Provided are the details including code that I am using to implement jobs with Nodejs

Some things to keep in mind, as GCP runs multiple instance, they all have access to this one worker and the same Redis instance.

As a newbie to jobs in general, I didn't see this issue before but now as the users have increased on the platform it happens to atleast 10% of them but the rest of the jobs are successful.

I keep facing this issue where these are the following errors that BullMq keeps showing:

  1. Missing key for job "abc"
  2. Missing lock for job "abc"
  3. Error: Job "abc" is not in the active state. failed
  4. Error: Lock mismatch for job "abc." Cmd failed from active

The tech stack:

  • GCP App engine standard
  • GCP Redis Memorystore
  • Nodejs
  • Express

As for my code I have divided the bullmq code into 4 parts:

  1. The first part is the setup of the QUEUE:
import { JobsOptions, Queue } from 'bullmq';
import { REDIS_QUEUE_HOST, REDIS_QUEUE_PORT } from '../../../../middleware/env';
import { DEFAULT_REMOVE_CONFIG, QUEUE_NAME_REPLY } from '../../../../constants/queueSystem';
import { setUpReplyWorker } from './reply-worker';

// reply queue
export const replyQueue = new Queue(QUEUE_NAME_REPLY, {
  connection: {
    host: REDIS_QUEUE_HOST,
    port: parseInt(REDIS_QUEUE_PORT || '6379'),
    connectTimeout: 1000 * 60 * 5,
  },
});

setUpReplyWorker();

export const addReplyJob = async <T>(jobName: string, data: T, config?: JobsOptions) => {
  return replyQueue.add(jobName, data, {
    removeOnComplete: true,
    removeOnFail: true,
    ...config,
  });
};
  1. The second part is the WORKER:
import { Job, Worker } from 'bullmq';
import { REDIS_QUEUE_HOST, REDIS_QUEUE_PORT } from '../../../../middleware/env';
import { QUEUE_NAME_REPLY } from '../../../../constants/queueSystem';
import { replyJobProcessor } from './reply-jobProcessor';

export const setUpReplyWorker = (): void => {
  const worker = new Worker(QUEUE_NAME_REPLY, replyJobProcessor, {
    connection: {
      host: REDIS_QUEUE_HOST,
      port: parseInt(REDIS_QUEUE_PORT || '6379'),
    },
    autorun: true,
    concurrency: 20000,
    // 5 mins
    lockDuration: 1000 * 60 * 5,
  });

  worker.on('completed', (job: Job, returnvalue: 'DONE') => {
    console.debug(`Completed job "reply" with id ${job.id}`, returnvalue);
  });

  worker.on('active', (job: Job<unknown>) => {
    console.debug(`Active job "reply" with id ${job.id}`);
  });
  worker.on('error', (failedReason: Error) => {
    console.error(`Job encountered an error "reply"`, failedReason);
  });
};
  1. The third is the Job processor that I passed as an arg in the worker
import { Job } from 'bullmq';
import { someFunction } from '../../automate/someFunction';

export const replyJobProcessor = async (
  job: Job<{
    someId: string;
  }>,
): Promise<'DONE'> => {
  await job.log(`Started processing job with id ${job.id}`);

  await someFunction({
    someId: "id"
  });

  await job.log(`Finished processing job with id ${job.id}`);
  return 'DONE';
};
  1. The FUNCTION itself:
export const someFunction = async ({ someId }: { someId: string }) => {
  let incorrectData;
  
  // Call API to get the data

  if (incorrectData) {
    someFunction({ someId });
    return;
  }

  await continueToAnotherFunction({ someId });

  return;
};

I was hoping to try and replicate it and even after going to BullMq's documentation, I don't understand why my would process twice.
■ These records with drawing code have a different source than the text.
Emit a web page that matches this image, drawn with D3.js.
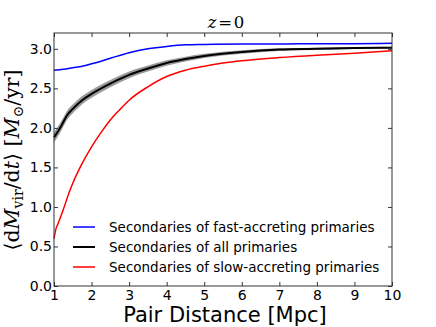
<!DOCTYPE html>
<html>
<head>
<meta charset="utf-8">
<script src="https://cdn.jsdelivr.net/npm/d3@7"></script>
<style>
  html, body { margin: 0; padding: 0; background: #fff; }
  svg { display: block; }
</style>
</head>
<body>
<svg id="chart" width="436" height="327"></svg>
<script>
// ---- data ----
const xTicks = [1, 2, 3, 4, 5, 6, 7, 8, 9, 10];
const yTicks = [0.0, 0.5, 1.0, 1.5, 2.0, 2.5, 3.0];

const fastX = [1, 1.25, 1.5, 1.75, 2, 2.5, 3, 3.5, 4, 4.5, 5, 6, 7, 8, 9, 10];
const fastY = [2.73, 2.74, 2.76, 2.78, 2.81, 2.88, 2.95, 3.00, 3.03, 3.05, 3.055, 3.06, 3.06, 3.065, 3.065, 3.07];

const allX = [1, 1.1, 1.2, 1.35, 1.5, 1.75, 2, 2.5, 3, 3.5, 4, 4.5, 5, 6, 7, 8, 9, 10];
const allY = [1.88, 1.95, 2.03, 2.16, 2.24, 2.35, 2.43, 2.56, 2.67, 2.75, 2.82, 2.87, 2.91, 2.96, 2.99, 3.00, 3.01, 3.015];
const allErr = [0.065, 0.063, 0.06, 0.058, 0.055, 0.052, 0.05, 0.046, 0.042, 0.038, 0.034, 0.03, 0.026, 0.021, 0.017, 0.015, 0.013, 0.012];

const slowX = [1, 1.05, 1.1, 1.15, 1.25, 1.4, 1.5, 1.75, 2, 2.25, 2.5, 2.75, 3, 3.5, 4, 4.5, 5, 5.5, 6, 7, 8, 9, 10];
const slowY = [0.6, 0.72, 0.78, 0.84, 0.97, 1.18, 1.30, 1.55, 1.76, 1.94, 2.10, 2.23, 2.35, 2.52, 2.65, 2.73, 2.78, 2.82, 2.85, 2.89, 2.92, 2.945, 2.975];

const legendLabels = [
  "Secondaries of fast-accreting primaries",
  "Secondaries of all primaries",
  "Secondaries of slow-accreting primaries"
];
const legendColors = ["#0000ff", "#000000", "#ff0000"];

// ---- layout ----
const svg = d3.select("#chart");
const L = 54, R = 392, T = 33, B = 286;
const x = d3.scaleLinear().domain([1, 10]).range([L, R]);
const y = d3.scaleLinear().domain([0, 3.2]).range([B, T]);

const toPts = (xs, ys) => xs.map((v, i) => [v, ys[i]]);

// band
const band = allX.map((v, i) => ({x: v, lo: allY[i] - allErr[i], hi: allY[i] + allErr[i]}));
svg.append("path")
  .datum(band)
  .attr("d", d3.area().x(d => x(d.x)).y0(d => y(d.lo)).y1(d => y(d.hi)).curve(d3.curveMonotoneX))
  .attr("fill", "#808080")
  .attr("fill-opacity", 0.8);

const line = d3.line().x(d => x(d[0])).y(d => y(d[1])).curve(d3.curveMonotoneX);

svg.append("path").datum(toPts(fastX, fastY)).attr("d", line)
  .attr("fill", "none").attr("stroke", legendColors[0]).attr("stroke-width", 1.5);
svg.append("path").datum(toPts(allX, allY)).attr("d", line)
  .attr("fill", "none").attr("stroke", legendColors[1]).attr("stroke-width", 2);
svg.append("path").datum(toPts(slowX, slowY)).attr("d", line)
  .attr("fill", "none").attr("stroke", legendColors[2]).attr("stroke-width", 1.5);

// axes (ticks inward)
const tickFont = "DejaVu Sans, sans-serif";
const axB = d3.axisBottom(x).tickValues(xTicks).tickSize(-4).tickPadding(4).tickFormat(d3.format("d"));
const axT = d3.axisTop(x).tickValues(xTicks).tickSize(-4).tickFormat("");
const axL = d3.axisLeft(y).tickValues(yTicks).tickSize(-4).tickPadding(2).tickFormat(d3.format(".1f"));
const axR = d3.axisRight(y).tickValues(yTicks).tickSize(-4).tickFormat("");

function style(g) {
  g.select(".domain").remove();
  g.selectAll(".tick line").attr("stroke", "#333").attr("stroke-width", 1);
  g.selectAll(".tick text").attr("font-family", tickFont).attr("font-size", 14).attr("fill", "#000");
}
svg.append("g").attr("transform", `translate(0,${B})`).call(axB).call(style);
svg.append("g").attr("transform", `translate(0,${T})`).call(axT).call(style);
svg.append("g").attr("transform", `translate(${L},0)`).call(axL).call(style);
svg.append("g").attr("transform", `translate(${R},0)`).call(axR).call(style);

// frame
svg.append("rect").attr("x", L).attr("y", T).attr("width", R - L).attr("height", B - T)
  .attr("fill", "none").attr("stroke", "#333").attr("stroke-width", 1);

// title z=0
const title = svg.append("text").attr("x", 226).attr("y", 28).attr("text-anchor", "middle")
  .attr("font-family", "DejaVu Serif, serif").attr("font-size", 16.5);
title.append("tspan").attr("font-style", "italic").text("z");
title.append("tspan").text("\u200A=\u200A");
title.append("tspan").text("0");

// x label
svg.append("text").attr("x", 225).attr("y", 322).attr("text-anchor", "middle")
  .attr("font-family", tickFont).attr("font-size", 21).text("Pair Distance [Mpc]");

// y label
const yl = svg.append("text")
  .attr("transform", "translate(19,160) rotate(-90)")
  .attr("text-anchor", "middle")
  .attr("font-family", "DejaVu Serif, serif").attr("font-size", 20.5);
yl.append("tspan").text("\u27E8d");
yl.append("tspan").attr("font-style", "italic").text("M");
yl.append("tspan").attr("font-size", 14).attr("dy", 4).text("vir");
yl.append("tspan").attr("dy", -4).text("/d");
yl.append("tspan").attr("font-style", "italic").text("t");
yl.append("tspan").text("\u27E9 [");
yl.append("tspan").attr("font-style", "italic").text("M");
yl.append("tspan").attr("font-size", 14).attr("dy", 4).text("\u2299");
yl.append("tspan").attr("dy", -4).text("/yr]");

// legend
const lg = svg.append("g");
legendLabels.forEach((t, i) => {
  const yy = 227 + i * 20;
  lg.append("line").attr("x1", 73).attr("x2", 95).attr("y1", yy).attr("y2", yy)
    .attr("stroke", legendColors[i]).attr("stroke-width", i === 1 ? 2 : 1.5);
  lg.append("text").attr("x", 109).attr("y", yy).attr("dy", "0.35em")
    .attr("font-family", tickFont).attr("font-size", 13.5).attr("fill", "#000").text(t);
});
</script>
</body>
</html>
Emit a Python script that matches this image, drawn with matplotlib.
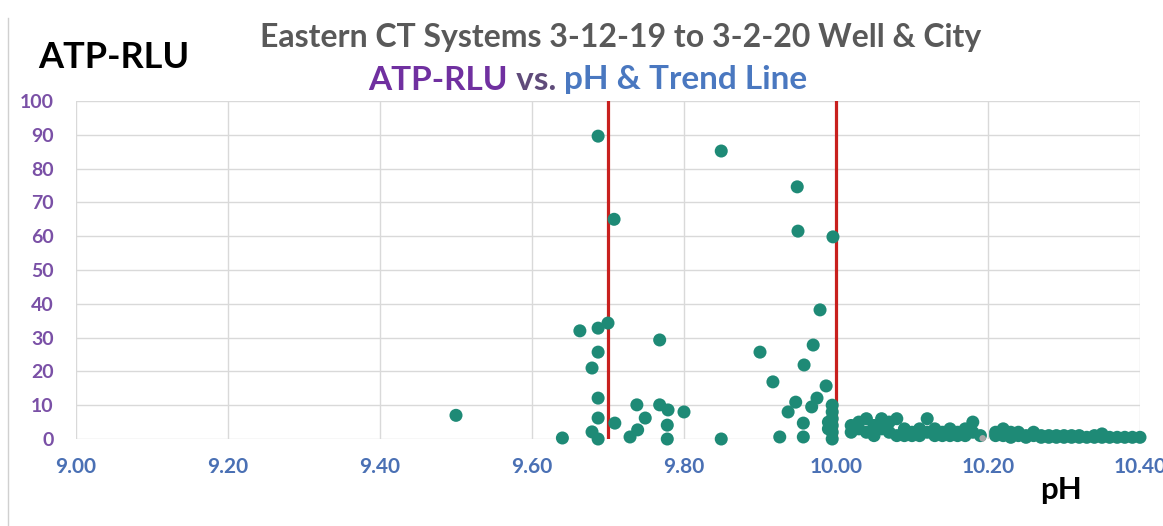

Because these issues are are taking place whenever a job is processed twice. But I have made sure in my code that the code isn't running twice. I even saw that when a job is locked and is active then no matter the job id being the same, it wouldn't process the job.

Also I DO NOT manually move jobs to any state. I haven't touched that aspect at all.

What else can I do to resolve this? Please help.

1

There are 1 answers

0
Pedro Blanco Pascual On

I'm facing exactly the same issue. In my opinion, the source of the problem is that the processor gets blocked for some reason , so the library unlocks the message and it's processed again. Maybe the processor takes too long to complete the action. I'm completely lost.